Have also just started Waiting by Ha Jin based on the recommendation of a lady at the bookstore who asked me to pass her something from a high shelf. So far it is wryly amusing, detailed and slow-paced. It also seems like it might remain fairly absorbing. Have to read a bit more to be sure.

Finally, I am just about to finish re-reading Boy Wonder by James Robert Baker, which is something of an old favorite. Hilarious, hallucinatory, over the top and constantly outdoing itself. Total trash of the best kind.
 
 
STOATIE LIEKS CHOCOLATE MILK
23:53 / 06.07.04
Currently reading "Somebody's Husband, Somebody's Son", Gordon Burn's book on Peter Sutcliffe.
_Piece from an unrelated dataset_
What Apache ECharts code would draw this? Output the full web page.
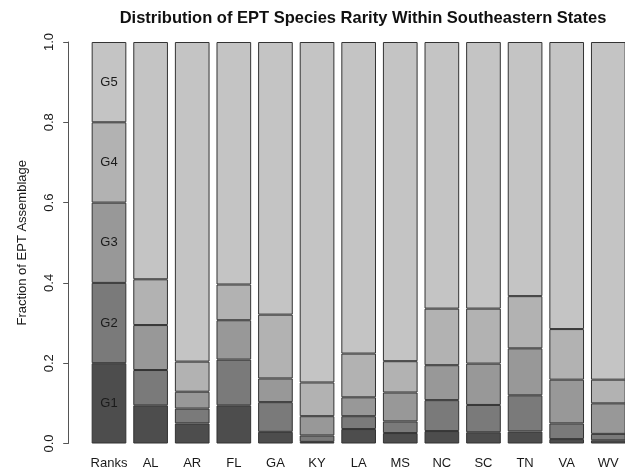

A bit depressing, as you'd expect, but being Burn, it's beautifully written (though I'm not quite sure I'd go as far as Norman Mailer in comparing him to Thomas Hardy).

Also just started Neal Stephenson's "The Diamond Age"... but I've only read three pages so far so feel unable to comment.
 
 
No star here laces
03:20 / 07.07.04
Anybody else find it really hard to make book recs, out of interest?

I always end up recommending something really well known that the person has probly read, but I do find that books with lots of hype around them often are quite good...
 
 
Kit-Cat Club
08:02 / 08.07.04
I find it hard, yes, especially because usually I don't have much idea what the other person's taste is (especially on Barbelith). Trying to think of a hyped-up book which I found totally over-rated...

... Nathaniel's Nutmeg, which I hated. Also I didn't really like Atomised very much. I would say Filth by Irvine Welsh, which I disliked so much I couldn't finish it, but I think that it was generally acknowledged to be quite bad, so doesn't count. But generally I think that I pick big books (i.e. three-for-two type books) only if they look like the kind of thing I enjoy anyway, so... (and the same goes for recommendations, more often than not.)

I finished The Clerkenwell Tales - I enjoyed it a great deal, but found that (Like most of Ackroyd's novels) it was intellectually engaging rather than emotionally involving - lacked heart, basically.

Now reading Little Dorrit to counteract this with a huge access of Dickensian sentimentality.